■ GIVEN TASK
Pictures stay out of the copy. Repeat exactly the lines from the first entry below through the line that contains "0.9542, 0.9508, 0.9470];", and nothing beyond.

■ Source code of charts

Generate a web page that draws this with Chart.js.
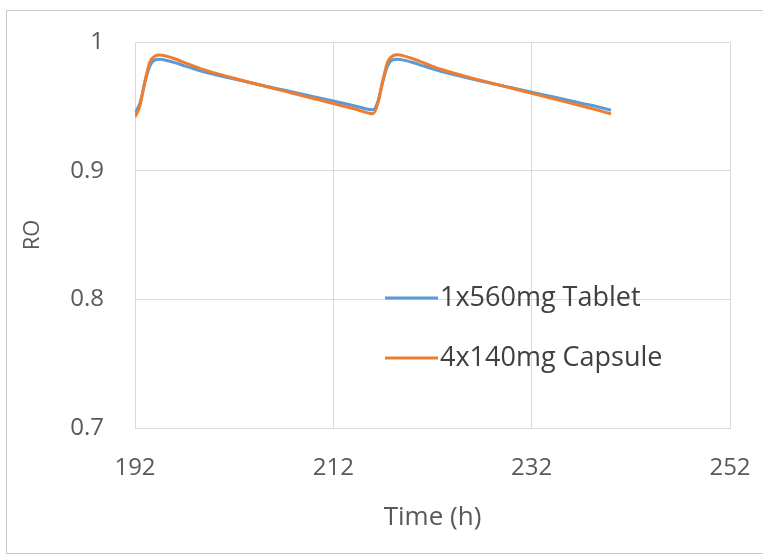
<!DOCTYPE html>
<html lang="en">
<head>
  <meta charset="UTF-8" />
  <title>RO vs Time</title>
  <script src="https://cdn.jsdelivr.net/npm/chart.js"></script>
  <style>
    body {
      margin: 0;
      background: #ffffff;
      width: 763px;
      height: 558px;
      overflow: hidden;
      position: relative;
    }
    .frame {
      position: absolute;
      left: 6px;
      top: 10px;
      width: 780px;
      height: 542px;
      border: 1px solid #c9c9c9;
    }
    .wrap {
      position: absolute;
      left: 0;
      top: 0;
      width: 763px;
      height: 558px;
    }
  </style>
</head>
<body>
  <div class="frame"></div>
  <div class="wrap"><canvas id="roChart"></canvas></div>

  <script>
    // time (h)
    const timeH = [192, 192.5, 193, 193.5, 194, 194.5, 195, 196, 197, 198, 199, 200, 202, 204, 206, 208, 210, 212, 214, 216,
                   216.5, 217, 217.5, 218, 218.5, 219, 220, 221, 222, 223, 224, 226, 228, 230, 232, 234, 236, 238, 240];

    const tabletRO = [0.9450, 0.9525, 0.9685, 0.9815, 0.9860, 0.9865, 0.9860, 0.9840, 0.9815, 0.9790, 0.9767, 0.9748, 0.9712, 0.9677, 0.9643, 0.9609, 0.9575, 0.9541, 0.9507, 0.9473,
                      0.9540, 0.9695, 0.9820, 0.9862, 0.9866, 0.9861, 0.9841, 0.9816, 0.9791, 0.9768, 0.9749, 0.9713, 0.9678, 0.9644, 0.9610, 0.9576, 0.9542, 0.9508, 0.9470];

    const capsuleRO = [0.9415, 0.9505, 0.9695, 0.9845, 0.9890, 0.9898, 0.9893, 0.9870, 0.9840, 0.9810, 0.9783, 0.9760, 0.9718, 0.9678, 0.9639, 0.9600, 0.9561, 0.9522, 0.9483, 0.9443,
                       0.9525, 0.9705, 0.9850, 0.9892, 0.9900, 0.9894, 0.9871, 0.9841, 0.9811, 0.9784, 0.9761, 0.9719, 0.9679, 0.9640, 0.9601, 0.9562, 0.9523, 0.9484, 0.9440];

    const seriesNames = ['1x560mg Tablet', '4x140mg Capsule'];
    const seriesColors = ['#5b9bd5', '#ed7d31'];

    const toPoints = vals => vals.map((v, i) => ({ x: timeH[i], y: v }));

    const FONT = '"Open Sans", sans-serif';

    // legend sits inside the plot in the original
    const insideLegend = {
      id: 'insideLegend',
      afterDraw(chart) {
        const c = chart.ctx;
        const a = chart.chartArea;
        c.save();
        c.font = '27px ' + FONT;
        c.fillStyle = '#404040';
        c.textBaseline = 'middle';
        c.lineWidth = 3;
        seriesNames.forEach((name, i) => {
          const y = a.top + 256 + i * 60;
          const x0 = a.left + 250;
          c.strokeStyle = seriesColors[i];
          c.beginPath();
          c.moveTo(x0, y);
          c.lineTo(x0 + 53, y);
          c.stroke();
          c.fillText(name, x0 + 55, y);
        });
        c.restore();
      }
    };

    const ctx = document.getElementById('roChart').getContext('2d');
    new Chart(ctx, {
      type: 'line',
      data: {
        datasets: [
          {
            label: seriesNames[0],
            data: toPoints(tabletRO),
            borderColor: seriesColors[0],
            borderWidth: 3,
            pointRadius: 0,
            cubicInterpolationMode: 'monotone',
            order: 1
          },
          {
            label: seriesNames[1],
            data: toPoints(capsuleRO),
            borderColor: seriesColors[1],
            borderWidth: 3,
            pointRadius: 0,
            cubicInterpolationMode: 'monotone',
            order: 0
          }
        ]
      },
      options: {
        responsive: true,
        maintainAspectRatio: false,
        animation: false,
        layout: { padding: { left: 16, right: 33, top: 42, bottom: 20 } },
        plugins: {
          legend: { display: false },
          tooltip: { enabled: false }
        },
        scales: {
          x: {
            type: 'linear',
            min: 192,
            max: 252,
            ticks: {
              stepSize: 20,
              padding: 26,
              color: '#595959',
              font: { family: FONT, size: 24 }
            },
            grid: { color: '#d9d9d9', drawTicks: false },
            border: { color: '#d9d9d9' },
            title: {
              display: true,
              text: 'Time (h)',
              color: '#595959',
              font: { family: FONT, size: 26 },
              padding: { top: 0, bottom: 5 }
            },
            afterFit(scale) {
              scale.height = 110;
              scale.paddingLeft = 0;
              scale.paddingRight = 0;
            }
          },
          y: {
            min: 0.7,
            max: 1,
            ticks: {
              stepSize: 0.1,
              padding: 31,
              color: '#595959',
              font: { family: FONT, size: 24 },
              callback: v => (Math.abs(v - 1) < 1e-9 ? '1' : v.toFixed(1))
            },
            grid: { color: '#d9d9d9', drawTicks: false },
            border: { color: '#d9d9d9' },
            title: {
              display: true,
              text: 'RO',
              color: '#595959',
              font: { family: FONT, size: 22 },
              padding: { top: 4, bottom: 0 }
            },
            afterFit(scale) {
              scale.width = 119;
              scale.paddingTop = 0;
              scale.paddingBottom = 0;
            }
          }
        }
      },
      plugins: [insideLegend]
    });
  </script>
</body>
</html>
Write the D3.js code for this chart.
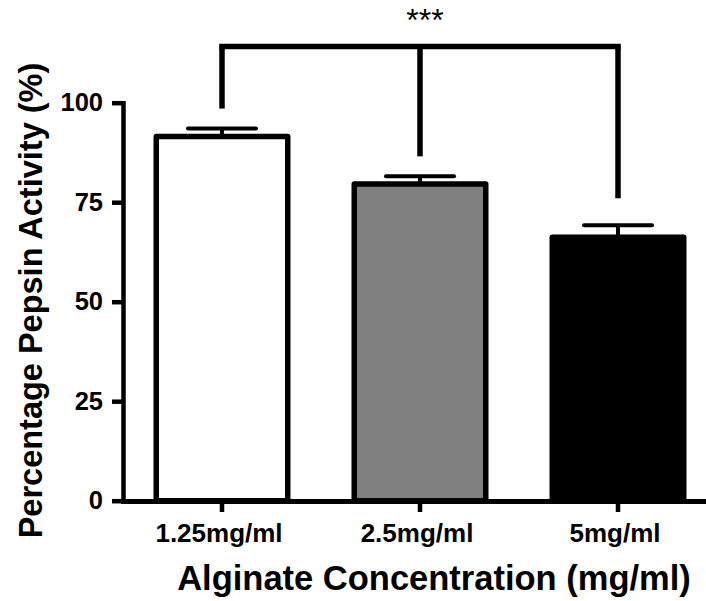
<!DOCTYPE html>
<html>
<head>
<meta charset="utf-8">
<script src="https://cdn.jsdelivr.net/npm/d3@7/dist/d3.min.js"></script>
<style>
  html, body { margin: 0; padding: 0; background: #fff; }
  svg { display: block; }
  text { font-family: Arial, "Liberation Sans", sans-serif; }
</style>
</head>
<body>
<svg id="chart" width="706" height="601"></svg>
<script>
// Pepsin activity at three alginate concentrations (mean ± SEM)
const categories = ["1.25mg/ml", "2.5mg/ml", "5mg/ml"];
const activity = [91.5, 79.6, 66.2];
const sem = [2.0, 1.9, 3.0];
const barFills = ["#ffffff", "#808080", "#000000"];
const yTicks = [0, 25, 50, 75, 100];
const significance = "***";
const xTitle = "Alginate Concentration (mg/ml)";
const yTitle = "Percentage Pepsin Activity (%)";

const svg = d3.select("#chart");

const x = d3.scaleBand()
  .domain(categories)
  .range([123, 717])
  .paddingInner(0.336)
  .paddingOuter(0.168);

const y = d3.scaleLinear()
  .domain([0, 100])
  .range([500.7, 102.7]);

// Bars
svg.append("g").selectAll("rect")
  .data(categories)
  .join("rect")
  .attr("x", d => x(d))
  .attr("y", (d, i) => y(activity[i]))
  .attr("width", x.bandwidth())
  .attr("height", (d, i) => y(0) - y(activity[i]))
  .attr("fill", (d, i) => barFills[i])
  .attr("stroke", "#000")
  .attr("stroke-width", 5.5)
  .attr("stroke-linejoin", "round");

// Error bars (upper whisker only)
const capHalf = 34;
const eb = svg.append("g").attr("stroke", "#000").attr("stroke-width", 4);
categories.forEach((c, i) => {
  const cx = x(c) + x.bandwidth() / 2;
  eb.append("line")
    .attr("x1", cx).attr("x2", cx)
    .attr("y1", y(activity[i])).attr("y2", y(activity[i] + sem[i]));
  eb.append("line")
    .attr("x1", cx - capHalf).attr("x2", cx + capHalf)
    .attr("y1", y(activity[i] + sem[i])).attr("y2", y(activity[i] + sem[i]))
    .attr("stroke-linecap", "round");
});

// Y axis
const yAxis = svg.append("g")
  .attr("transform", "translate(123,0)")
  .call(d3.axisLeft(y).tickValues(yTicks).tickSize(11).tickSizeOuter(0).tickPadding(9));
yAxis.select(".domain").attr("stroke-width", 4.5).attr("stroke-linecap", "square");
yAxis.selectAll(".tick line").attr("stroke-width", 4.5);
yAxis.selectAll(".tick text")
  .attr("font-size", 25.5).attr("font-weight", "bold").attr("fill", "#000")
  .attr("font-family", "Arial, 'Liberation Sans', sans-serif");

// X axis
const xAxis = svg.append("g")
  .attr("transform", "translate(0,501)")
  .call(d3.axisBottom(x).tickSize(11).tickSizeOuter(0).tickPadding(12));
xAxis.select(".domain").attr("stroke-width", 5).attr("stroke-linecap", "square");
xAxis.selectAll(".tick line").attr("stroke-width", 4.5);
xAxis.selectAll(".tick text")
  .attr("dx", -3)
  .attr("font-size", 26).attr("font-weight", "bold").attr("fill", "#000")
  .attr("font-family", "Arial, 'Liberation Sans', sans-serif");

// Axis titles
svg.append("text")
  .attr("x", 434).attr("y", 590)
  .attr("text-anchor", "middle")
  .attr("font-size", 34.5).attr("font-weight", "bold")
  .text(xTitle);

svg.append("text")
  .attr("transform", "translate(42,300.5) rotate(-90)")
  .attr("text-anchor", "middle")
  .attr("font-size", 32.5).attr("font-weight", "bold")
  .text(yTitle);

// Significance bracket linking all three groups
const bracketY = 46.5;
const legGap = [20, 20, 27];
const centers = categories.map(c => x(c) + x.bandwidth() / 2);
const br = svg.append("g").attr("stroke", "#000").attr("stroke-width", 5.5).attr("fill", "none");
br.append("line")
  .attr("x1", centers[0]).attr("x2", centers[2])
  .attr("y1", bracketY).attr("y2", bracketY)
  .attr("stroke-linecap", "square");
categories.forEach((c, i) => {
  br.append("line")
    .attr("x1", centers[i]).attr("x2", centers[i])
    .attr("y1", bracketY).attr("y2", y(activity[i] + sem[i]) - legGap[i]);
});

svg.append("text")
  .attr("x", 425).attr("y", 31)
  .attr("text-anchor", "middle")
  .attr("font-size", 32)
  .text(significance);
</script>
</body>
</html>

■ REPLY
Generate a web page that draws this with Chart.js.
<!DOCTYPE html>
<html lang="en">
<head>
  <meta charset="UTF-8" />
  <title>RO vs Time</title>
  <script src="https://cdn.jsdelivr.net/npm/chart.js"></script>
  <style>
    body {
      margin: 0;
      background: #ffffff;
      width: 763px;
      height: 558px;
      overflow: hidden;
      position: relative;
    }
    .frame {
      position: absolute;
      left: 6px;
      top: 10px;
      width: 780px;
      height: 542px;
      border: 1px solid #c9c9c9;
    }
    .wrap {
      position: absolute;
      left: 0;
      top: 0;
      width: 763px;
      height: 558px;
    }
  </style>
</head>
<body>
  <div class="frame"></div>
  <div class="wrap"><canvas id="roChart"></canvas></div>

  <script>
    // time (h)
    const timeH = [192, 192.5, 193, 193.5, 194, 194.5, 195, 196, 197, 198, 199, 200, 202, 204, 206, 208, 210, 212, 214, 216,
                   216.5, 217, 217.5, 218, 218.5, 219, 220, 221, 222, 223, 224, 226, 228, 230, 232, 234, 236, 238, 240];

    const tabletRO = [0.9450, 0.9525, 0.9685, 0.9815, 0.9860, 0.9865, 0.9860, 0.9840, 0.9815, 0.9790, 0.9767, 0.9748, 0.9712, 0.9677, 0.9643, 0.9609, 0.9575, 0.9541, 0.9507, 0.9473,
                      0.9540, 0.9695, 0.9820, 0.9862, 0.9866, 0.9861, 0.9841, 0.9816, 0.9791, 0.9768, 0.9749, 0.9713, 0.9678, 0.9644, 0.9610, 0.9576, 0.9542, 0.9508, 0.9470];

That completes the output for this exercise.